Project: The Metabolic Response of Coastal Bacteria to Mortality-Derived Phytoplankton Dissolved Organic Matter

NSF Award Abstract:
Microbes interact with one another through the exchange of chemicals dissolved in their surrounding waters. Decades of biochemical research have identified a small suite of chemicals that are required by microbes for growth and well-being. This limited suite is now being expanded with novel analytical tools based on mass spectrometry. In this project, the focus will be on chemicals that are released during the death of microbes, with particular attention paid to burst cells after viral infections and to the remnants of cells after grazing by protozoa (single celled organisms). These chemicals are not intentionally released by their producers, but they can still affect the growth and well-being of nearby bacteria and in turn the bacteria's ability to convert these molecules to carbon dioxide. The proposed comparison of the types and reactivities of chemicals released during the death of a brown tide alga will help improve models of carbon cycling in the coastal ocean. Two graduate students will be supported directly by this project. The proponent plans to teach two classes, one a mass spectrometry course, the other an environmental metabolomics course. It is anticipated that as part of the evolution of the metabolomics course, data-training for metabolomics would become part of the course.

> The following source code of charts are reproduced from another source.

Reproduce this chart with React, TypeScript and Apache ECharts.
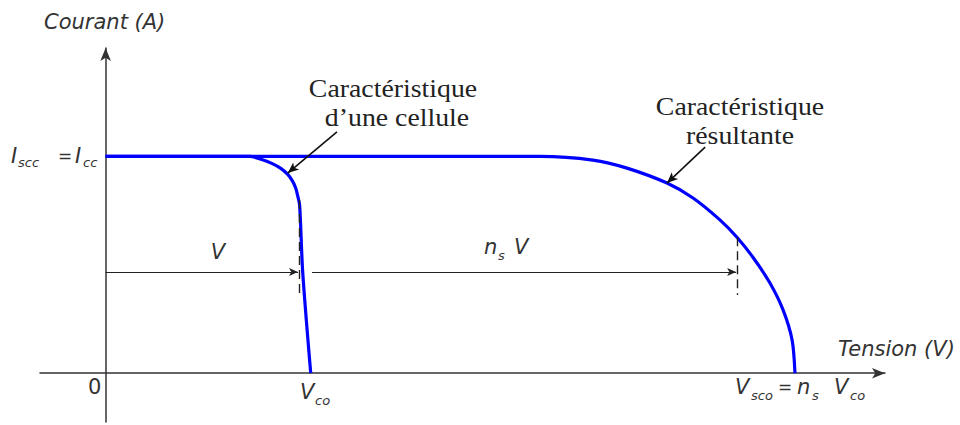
import React, { useEffect, useRef } from "react";
import * as echarts from "echarts";

// Cell I-V characteristic (V in units of Vco, I in units of Isc)
const cellV = [0, 0.702, 0.761, 0.81, 0.854, 0.888, 0.912, 0.927, 0.937, 0.946, 0.961, 1.0];
const cellI = [1, 1, 0.986, 0.968, 0.945, 0.917, 0.885, 0.853, 0.816, 0.774, 0.465, 0];
// Resulting characteristic of ns cells in series
const resV = [0, 2.118, 2.376, 2.542, 2.737, 2.864, 2.995, 3.078, 3.156, 3.239, 3.303, 3.347, 3.361];
const resI = [1, 1, 0.983, 0.946, 0.877, 0.808, 0.707, 0.627, 0.535, 0.416, 0.292, 0.153, 0];

const xRange = [-0.32, 3.8];
const yRange = [-0.225, 1.5];

// dimension arrows (V and ns V) and dashed markers
const dimY = 0.467;
const dimArrows = [
  [[0, dimY], [0.938, dimY]],
  [[1.006, dimY], [3.074, dimY]],
];
const dashedMarks = [
  [[0.943, 0.799], [0.943, 0.361]],
  [[3.078, 0.627], [3.078, 0.361]],
];
// annotation arrows: tail -> tip on the curve
const annotArrows = [
  [[1.128, 1.113], [0.888, 0.923]],
  [[2.923, 1.043], [2.737, 0.877]],
];

const BLUE = "#0000ff";
const INK = "#222222";
const SANS = "'DejaVu Sans', 'Open Sans', sans-serif";
const SERIF = "'Liberation Serif', 'DejaVu Serif', serif";

function txt(
  text: string,
  x: number,
  y: number,
  size: number,
  opts: { italic?: boolean; serif?: boolean; align?: string; fill?: string; sx?: number } = {}
) {
  const align = opts.align || "left";
  return {
    type: "text",
    x,
    y,
    scaleX: opts.sx || 1,
    silent: true,
    style: {
      text,
      fontSize: size,
      fontStyle: opts.italic ? "italic" : "normal",
      fontFamily: opts.serif ? SERIF : SANS,
      fill: opts.fill || (opts.serif ? INK : "#333333"),
      align,
      verticalAlign: "middle",
      textAlign: align,
      textVerticalAlign: "middle",
    },
  };
}

const pairs = (arr: number[][][]) =>
  arr.map((p) => [{ coord: p[0] }, { coord: p[1] }]);

export default function App() {
  const ref = useRef<HTMLDivElement>(null);
  useEffect(() => {
    const chart = echarts.init(ref.current!, null, { renderer: "svg" });
    const option = {
      animation: false,
      backgroundColor: "#ffffff",
      grid: { left: 40, right: 75, top: 48, bottom: 3, containLabel: false },
      xAxis: {
        type: "value",
        min: xRange[0],
        max: xRange[1],
        axisLine: {
          show: true,
          onZero: true,
          symbol: ["none", "arrow"],
          symbolSize: [8, 13],
          lineStyle: { color: "#333", width: 1.5 },
        },
        axisTick: { show: false },
        axisLabel: { show: false },
        splitLine: { show: false },
      },
      yAxis: {
        type: "value",
        min: yRange[0],
        max: yRange[1],
        axisLine: {
          show: true,
          onZero: true,
          symbol: ["none", "arrow"],
          symbolSize: [8, 13],
          lineStyle: { color: "#333", width: 1.5 },
        },
        axisTick: { show: false },
        axisLabel: { show: false },
        splitLine: { show: false },
      },
      series: [
        {
          type: "line",
          data: resV.map((v, i) => [v, resI[i]]),
          showSymbol: false,
          smooth: 0.3,
          lineStyle: { color: BLUE, width: 3.2 },
          silent: true,
        },
        {
          type: "line",
          data: cellV.map((v, i) => [v, cellI[i]]),
          showSymbol: false,
          smooth: 0.3,
          lineStyle: { color: BLUE, width: 3.2 },
          silent: true,
        },
        {
          type: "line",
          data: [[0, 1]],
          symbol: "none",
          lineStyle: { width: 0 },
          silent: true,
          markLine: {
            silent: true,
            symbol: ["none", "arrow"],
            symbolSize: [6, 9],
            label: { show: false },
            lineStyle: { color: INK, width: 1.2, type: "solid" },
            data: pairs(dimArrows),
          },
        },
        {
          type: "line",
          data: [[0, 1]],
          symbol: "none",
          lineStyle: { width: 0 },
          silent: true,
          markLine: {
            silent: true,
            symbol: ["none", "none"],
            label: { show: false },
            lineStyle: { color: INK, width: 1.4, type: [9, 5] },
            data: pairs(dashedMarks),
          },
        },
        {
          type: "line",
          data: [[0, 1]],
          symbol: "none",
          lineStyle: { width: 0 },
          silent: true,
          markLine: {
            silent: true,
            symbol: ["none", "arrow"],
            symbolSize: [7, 11],
            label: { show: false },
            lineStyle: { color: "#111", width: 1.6, type: "solid" },
            data: pairs(annotArrows),
          },
        },
      ],
      graphic: [
        txt("Courant (A)", 44, 22, 21, { italic: true }),
        txt("Tension (V)", 838, 349, 21, { italic: true }),
        txt("0", 88, 387, 21),
        // Iscc = Icc
        txt("I", 11, 156, 21, { italic: true }),
        txt("scc", 18, 162, 13, { italic: true }),
        txt("=", 58, 156, 17),
        txt("I", 75, 156, 21, { italic: true }),
        txt("cc", 83, 162, 13, { italic: true }),
        // V
        txt("V", 218, 252, 21, { italic: true, align: "center" }),
        // ns V
        txt("n", 484, 247, 21, { italic: true }),
        txt("s", 498, 255, 13, { italic: true }),
        txt("V", 514, 247, 21, { italic: true }),
        // Vco
        txt("V", 300, 392, 21, { italic: true }),
        txt("co", 315, 400, 13, { italic: true }),
        // Vsco = ns Vco
        txt("V", 735, 387, 21, { italic: true }),
        txt("sco", 751, 395, 13, { italic: true }),
        txt("=", 778, 387, 17),
        txt("n", 797, 387, 21, { italic: true }),
        txt("s", 812, 395, 13, { italic: true }),
        txt("V", 834, 387, 21, { italic: true }),
        txt("co", 850, 395, 13, { italic: true }),
        // annotations
        txt("Caractéristique", 393, 88, 26, { serif: true, align: "center", sx: 1.07 }),
        txt("d’une cellule", 397, 117, 26, { serif: true, align: "center", sx: 1.07 }),
        txt("Caractéristique", 740, 106, 26, { serif: true, align: "center", sx: 1.07 }),
        txt("résultante", 740, 135, 26, { serif: true, align: "center", sx: 1.07 }),
      ],
    };
    chart.setOption(option as any);
    return () => chart.dispose();
  }, []);
  return (
    <div
      ref={ref}
      style={{ position: "fixed", left: 0, top: 0, width: 960, height: 425 }}
    />
  );
}
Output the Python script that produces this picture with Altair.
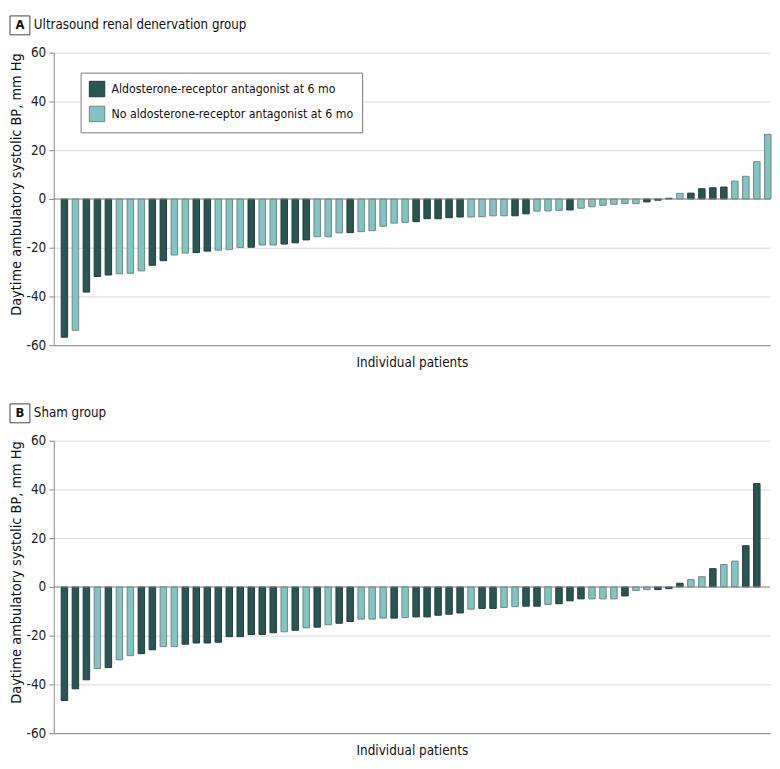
import altair as alt
import pandas as pd

FONT = "Liberation Sans Narrow, DejaVu Sans Condensed, Roboto Condensed, Roboto, sans-serif"

LAB_D = "Aldosterone-receptor antagonist at 6 mo"
LAB_L = "No aldosterone-receptor antagonist at 6 mo"
DARK, LIGHT = "#2b5552", "#82c4c1"
DARK_STROKE, LIGHT_STROKE = "#1f3d3b", "#6d8786"

a_title = "Ultrasound renal denervation group"
a_values = [
    -56.7, -53.9, -38.2, -31.8, -31.2, -30.7, -30.5, -29.5, -27.2, -25.3,
    -23.0, -22.2, -22.0, -21.4, -21.0, -20.8, -19.9, -19.8, -18.9, -18.9,
    -18.5, -18.0, -16.8, -15.5, -15.5, -13.9, -13.8, -13.4, -13.0, -11.2,
    -9.9, -9.6, -9.3, -8.1, -8.1, -7.7, -7.4, -7.4, -7.3, -6.9,
    -6.9, -6.9, -6.1, -5.0, -4.9, -4.7, -4.5, -3.8, -3.2, -2.6,
    -2.2, -1.9, -1.9, -1.2, -0.5, 0.3, 2.3, 2.4, 4.2, 4.6,
    4.9, 7.3, 9.3, 15.3, 26.5,
]
a_mra = [
    1, 0, 1, 1, 1, 0, 0, 0, 1, 1,
    0, 0, 1, 1, 0, 0, 0, 1, 0, 0,
    1, 1, 1, 0, 0, 0, 1, 0, 0, 0,
    0, 0, 1, 1, 1, 1, 1, 0, 0, 0,
    0, 1, 1, 0, 0, 0, 1, 0, 0, 0,
    0, 0, 0, 1, 1, 1, 0, 1, 1, 1,
    1, 0, 0, 0, 0,
]

b_title = "Sham group"
b_values = [
    -46.6, -41.8, -38.1, -33.5, -33.1, -29.9, -28.2, -27.4, -25.8, -24.5,
    -24.5, -23.5, -23.0, -23.0, -22.7, -20.4, -20.4, -19.5, -19.5, -18.8,
    -18.4, -17.8, -16.8, -16.5, -15.5, -14.9, -14.2, -13.2, -13.2, -12.8,
    -12.8, -12.6, -12.3, -12.3, -11.6, -11.2, -10.7, -9.1, -8.8, -8.8,
    -8.4, -8.1, -7.9, -7.9, -7.2, -6.9, -5.7, -4.9, -4.9, -4.9,
    -4.9, -3.7, -1.5, -1.1, -1.1, -0.7, 1.5, 3.0, 4.2, 7.5,
    9.2, 10.6, 16.9, 42.4,
]
b_mra = [
    1, 1, 1, 0, 1, 0, 0, 1, 1, 0,
    0, 1, 1, 1, 1, 1, 1, 1, 1, 1,
    0, 1, 0, 1, 0, 1, 1, 0, 0, 0,
    1, 0, 1, 1, 1, 1, 1, 0, 1, 1,
    0, 0, 1, 1, 0, 1, 1, 1, 0, 0,
    0, 1, 0, 0, 1, 1, 1, 0, 0, 1,
    0, 0, 1, 1,
]

y_ticks = [-60, -40, -20, 0, 20, 40, 60]


def panel(letter, title, values, mra, show_legend):
    df = pd.DataFrame({
        "patient": list(range(1, len(values) + 1)),
        "change": values,
        "group": [LAB_D if m else LAB_L for m in mra],
    })
    one = pd.DataFrame({"letter": [letter], "title": [title]})

    if show_legend:
        legend = alt.Legend(
            title=None, orient="none", legendX=27, legendY=20, direction="vertical",
            symbolType="square", symbolSize=240, symbolStrokeColor="#4a5a59",
            symbolStrokeWidth=1, labelFont=FONT, labelFontSize=12.3, labelColor="#111",
            labelOffset=6, rowPadding=4, padding=8, strokeColor="#777",
            fillColor="white", labelLimit=400,
        )
    else:
        legend = None

    bars = alt.Chart(df).mark_bar(size=6.5, strokeWidth=1, orient="vertical").encode(
        x=alt.X("patient:Q",
                scale=alt.Scale(domain=[0.03, 65.2], nice=False, zero=False, padding=0),
                axis=alt.Axis(title="Individual patients", labels=False, ticks=False,
                              grid=False, domain=True, domainColor="#888",
                              titleFont=FONT, titleFontSize=13.5, titleFontWeight="normal",
                              titleColor="#111", titlePadding=10)),
        y=alt.Y("change:Q",
                scale=alt.Scale(domain=[-60, 60], nice=False, padding=0),
                axis=alt.Axis(values=y_ticks, title="Daytime ambulatory systolic BP, mm Hg",
                              titleFont=FONT, titleFontSize=14.5, titleFontWeight="normal",
                              titleColor="#111", titleX=-37, titleY=0, titleAlign="right",
                              titleBaseline="middle", titleAngle=-90,
                              labelExpr="'' + datum.value",
                              labelFont=FONT, labelFontSize=13.5, labelColor="#222",
                              labelPadding=3, tickSize=5, tickColor="#888",
                              domainColor="#888", gridColor="#d9d9d9")),
        color=alt.Color("group:N",
                        scale=alt.Scale(domain=[LAB_D, LAB_L], range=[DARK, LIGHT]),
                        legend=legend),
        stroke=alt.Stroke("group:N",
                          scale=alt.Scale(domain=[LAB_D, LAB_L],
                                          range=[DARK_STROKE, LIGHT_STROKE]),
                          legend=None),
    )

    zero = alt.Chart(one).mark_rule(color="#8a8a8a", strokeWidth=1).encode(y=alt.datum(0))

    box = alt.Chart(one).mark_rect(fill="white", stroke="#444", strokeWidth=1).encode(
        x=alt.value(-44), x2=alt.value(-24), y=alt.value(-37), y2=alt.value(-18))
    letter_t = alt.Chart(one).mark_text(font=FONT, fontSize=13, fontWeight="bold",
                                        align="center", baseline="middle",
                                        color="#111").encode(
        x=alt.value(-34), y=alt.value(-27.5), text="letter:N")
    title_t = alt.Chart(one).mark_text(font=FONT, fontSize=13.3, align="left",
                                       baseline="middle", color="#111").encode(
        x=alt.value(-20), y=alt.value(-28), text="title:N")

    return alt.layer(bars, zero, box, letter_t, title_t).properties(width=720, height=294)


chart = alt.vconcat(
    panel("A", a_title, a_values, a_mra, True),
    panel("B", b_title, b_values, b_mra, False),
    spacing=34,
).resolve_scale(color="independent", stroke="independent").properties(
    padding={"left": 0, "top": 5, "right": 0, "bottom": 0}
).configure_view(stroke=None)

chart.save("out.html", embed_options={"renderer": "svg", "actions": False})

Microbial consortia are exquisitely sensitive to chemical changes in their surroundings and the diversity of microbial communities evolves with the composition of available growth substrates and nutrients. Thus, interactions between microbes, through the milieu of dissolved organic matter (DOM), lie at the heart of the global carbon cycle and thus merit significant study and investigation. This project focuses on the molecules that are released during microbial mortality through viral lysis or protozoan grazing. Using novel mass spectrometry-based tools, this project links the composition of dissolved organic matter derived from microbial mortality with the ability of heterotrophic bacteria to remineralize these substrates. Metabolic parameters and carbon transformation rates will be determined as a function of DOM source to assess the impact of DOM type on microbial physiology and carbon turnover. Laboratory results from model organisms will be compared to field settings where the model organisms dominate planktonic communities. The project will generate a suite of molecules that can be used in future experiments as markers of microbial mortality and will provide quantitative comparisons between the reactivity of viral lysate and grazer-derived DOM. These results will support improved parameterizations of microbial networks and their impact on the global carbon cycle.